# Small thrust thrusters

If I have a propeller with a continuous thrust of $$1 \times 10^{-9}$$ Newtons, can I take the satellite from LEO to the moon?

How can I calculate the time it would take for a satellite of a certain mass to reach an orbit knowing the thrust?

The answer is essentially here where the give a figure of 8 km/s for the delta-V needed to get from LEO to LLO (Low Lunar Orbit) as 8 km/s. So, if the mass of your satellite is $$M kg$$ (and it is small enough that light pressure and drag in LEO aren't a concern) your acceleration will be $$a = 10^{-9}/M ms^{-2}$$ so the time required is $$8000/a$$ which is $$8\times 10^{12} M s$$. So a 1 kilo satellite will take about $$200\,000$$ years.
Editing in response to a comment.
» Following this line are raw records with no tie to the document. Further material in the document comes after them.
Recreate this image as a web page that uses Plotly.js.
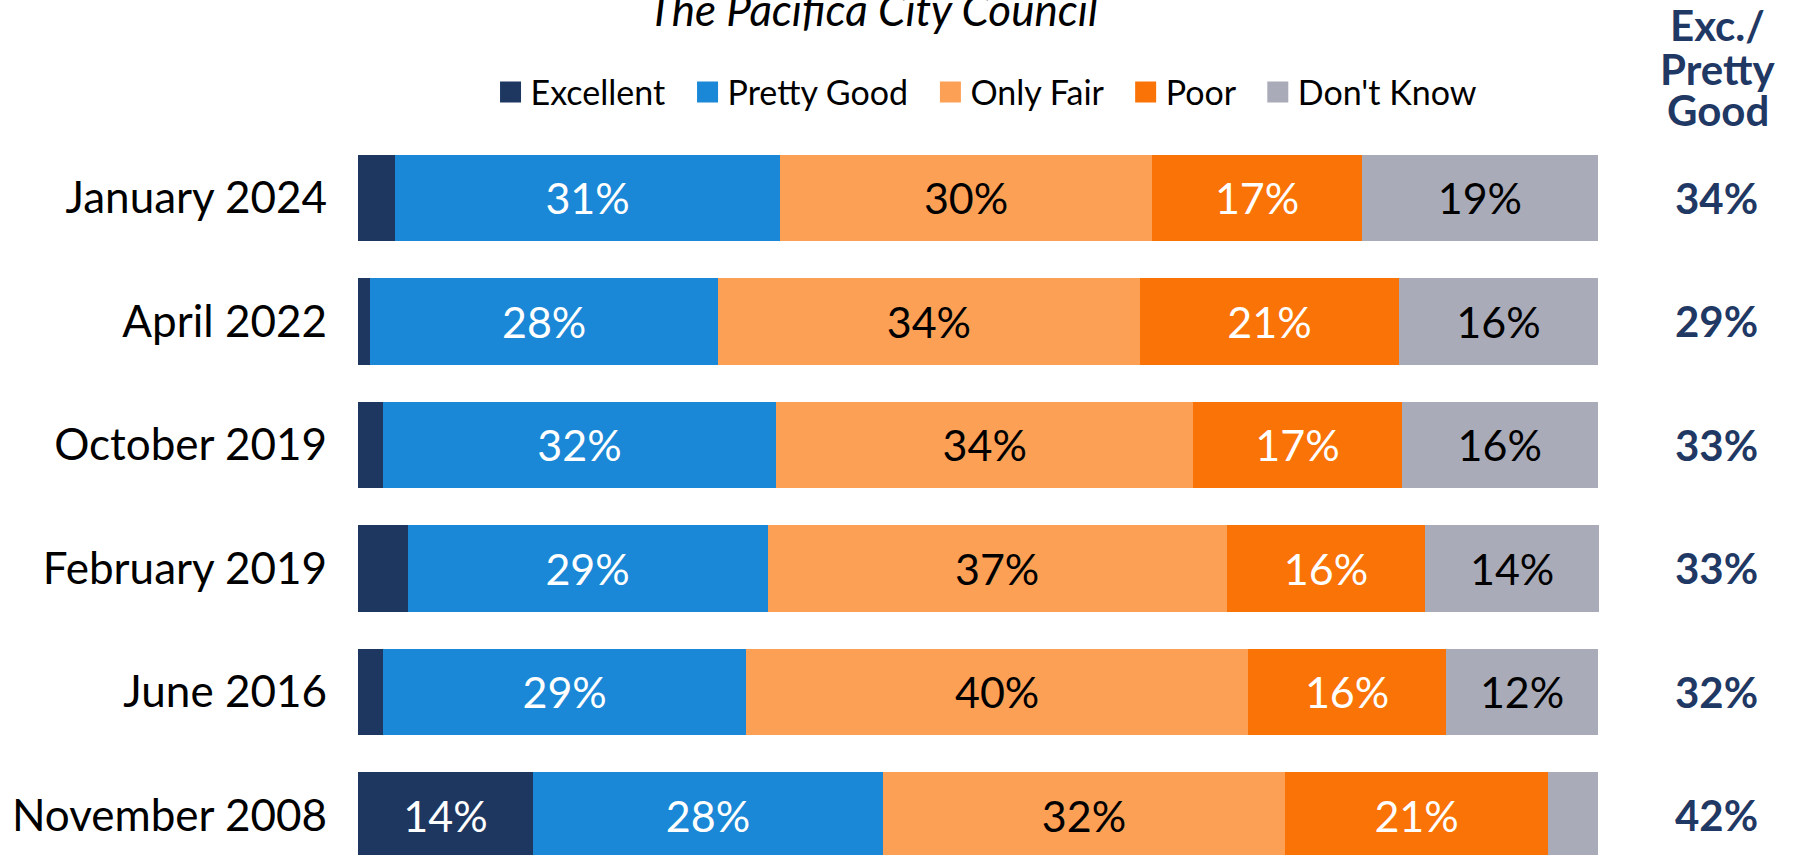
<!DOCTYPE html>
<html>
<head>
<meta charset="utf-8">
<script src="https://cdn.plot.ly/plotly-3.0.1.min.js"></script>
<style>
html, body { margin: 0; padding: 0; background: #ffffff; }
#chart { width: 1793px; height: 855px; }
</style>
</head>
<body>
<div id="chart"></div>
<script>
// ---- Data ----
var categories = ['January 2024', 'April 2022', 'October 2019', 'February 2019', 'June 2016', 'November 2008'];
var excellent  = [3.0, 1.0, 2.0, 4.0, 2.0, 14.1];
var prettyGood = [31.0, 28.0, 31.7, 29.0, 29.3, 28.2];
var onlyFair   = [30.0, 34.0, 33.6, 37.0, 40.4, 32.4];
var poor       = [16.9, 20.9, 16.8, 16.0, 16.0, 21.2];
var dontKnow   = [19.0, 16.0, 15.8, 14.0, 12.2, 4.0];
var excPrettyGood = ['34%', '29%', '33%', '33%', '32%', '42%'];
var seriesNames = ['Excellent', 'Pretty Good', 'Only Fair', 'Poor', "Don't Know"];
var chartTitle = 'The Pacifica City Council';
var columnHeader = ['Exc./', 'Pretty', 'Good'];

// ---- Styles ----
var colors = ['#1e3761', '#1a88d6', '#fca056', '#f97306', '#a9abb8'];
var textColors = ['#ffffff', '#ffffff', '#000000', '#ffffff', '#000000'];
var navy = '#1f3864';
var FONT = 'Lato, "Noto Sans", sans-serif';
var PAD = '\u00a0\u00a0';

var seriesValues = [excellent, prettyGood, onlyFair, poor, dontKnow];

function labels(vals) {
  return vals.map(function (v) { return v >= 5 ? Math.round(v) + '%' : ''; });
}

var traces = seriesValues.map(function (vals, i) {
  return {
    type: 'bar',
    orientation: 'h',
    name: seriesNames[i],
    x: vals,
    y: categories,
    text: labels(vals),
    textposition: 'inside',
    insidetextanchor: 'middle',
    textangle: 0,
    constraintext: 'none',
    textfont: { family: FONT, size: 43, color: textColors[i] },
    marker: { color: colors[i], line: { width: 0 } },
    showlegend: false,
    hoverinfo: 'skip'
  };
});

// legend entries (larger square swatches than the bar legend symbol)
seriesNames.forEach(function (n, i) {
  traces.push({
    type: 'scatter',
    mode: 'markers',
    name: i < seriesNames.length - 1 ? n + PAD : n,
    x: [null],
    y: [null],
    marker: { symbol: 'square', size: 16, color: colors[i], line: { color: colors[i], width: 5 } },
    showlegend: true,
    hoverinfo: 'skip'
  });
});

var annotations = [];
// title
annotations.push({
  xref: 'paper', yref: 'paper', x: 0.4146, y: 1.1766,
  xanchor: 'center', yanchor: 'middle', showarrow: false,
  text: '<i>' + chartTitle + '</i>',
  font: { family: FONT, size: 44, color: '#000000' }
});
// right column header
var headerY = [25.3, 69, 110.3];
columnHeader.forEach(function (t, i) {
  annotations.push({
    xref: 'paper', yref: 'paper', x: 1.0955, y: 1 + (136 - headerY[i]) / 719,
    xanchor: 'center', yanchor: 'middle', showarrow: false,
    text: '<b>' + t + '</b>',
    font: { family: FONT, size: 42, color: navy }
  });
});
// right column values
categories.forEach(function (c, i) {
  annotations.push({
    xref: 'paper', yref: 'y', x: 1.0944, y: c,
    xanchor: 'center', yanchor: 'middle', showarrow: false,
    text: '<b>' + excPrettyGood[i] + '</b>',
    font: { family: FONT, size: 42, color: navy }
  });
});

var layout = {
  width: 1793,
  height: 855,
  margin: { l: 358, r: 194, t: 136, b: 0, pad: 0 },
  paper_bgcolor: '#ffffff',
  plot_bgcolor: '#ffffff',
  barmode: 'stack',
  bargap: 0.3,
  showlegend: true,
  legend: {
    orientation: 'h',
    x: 0.1068, xanchor: 'left',
    y: 1.0606, yanchor: 'middle',
    traceorder: 'normal',
    font: { family: FONT, size: 34, color: '#000000' },
    bgcolor: 'rgba(0,0,0,0)'
  },
  xaxis: {
    range: [0, 100],
    visible: false,
    showgrid: false,
    zeroline: false,
    fixedrange: true
  },
  yaxis: {
    type: 'category',
    categoryorder: 'array',
    categoryarray: categories,
    range: [5.32, -0.5],
    showgrid: false,
    zeroline: false,
    showline: false,
    ticks: '',
    ticklabelstandoff: 30,
    tickfont: { family: FONT, size: 44, color: '#000000' },
    fixedrange: true
  },
  annotations: annotations,
  hovermode: false
};

Plotly.newPlot('chart', traces, layout, { displayModeBar: false, staticPlot: true });
</script>
</body>
</html>
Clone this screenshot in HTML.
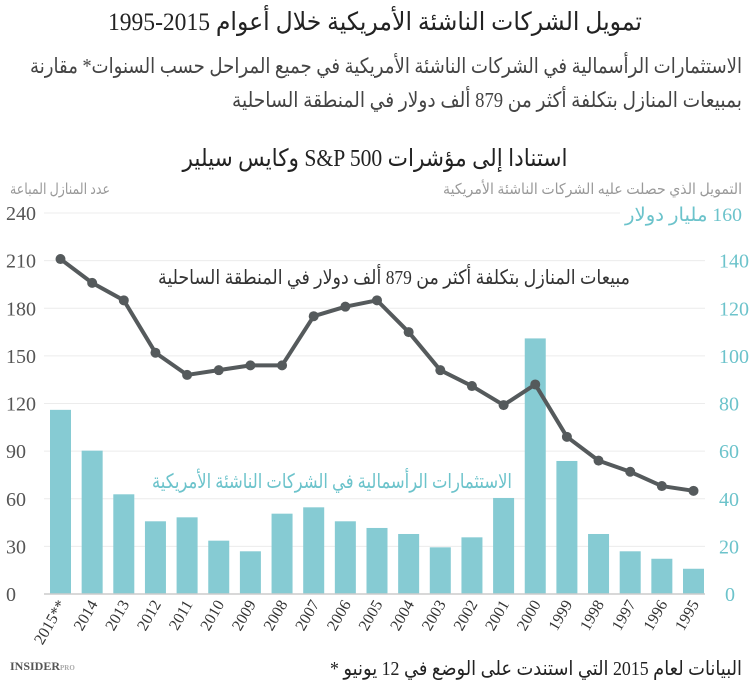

Light pressure (from sunlight) near earth is about 10 $$\mu Pa$$. Atmospheric drag depends on just how low your LEO is and on "space weather" but it is more than this up to altitudes of 900km or so (because light sails are no use below there). So actually, given that you have constant thrust it isn't small size that makes you vulnerable, but large area. If your probe with the $$1nN$$ engine exposes more than about $$1 cm^2$$ of cross-section, the forces from drag and/or light pressure are likely to exceed the thrust.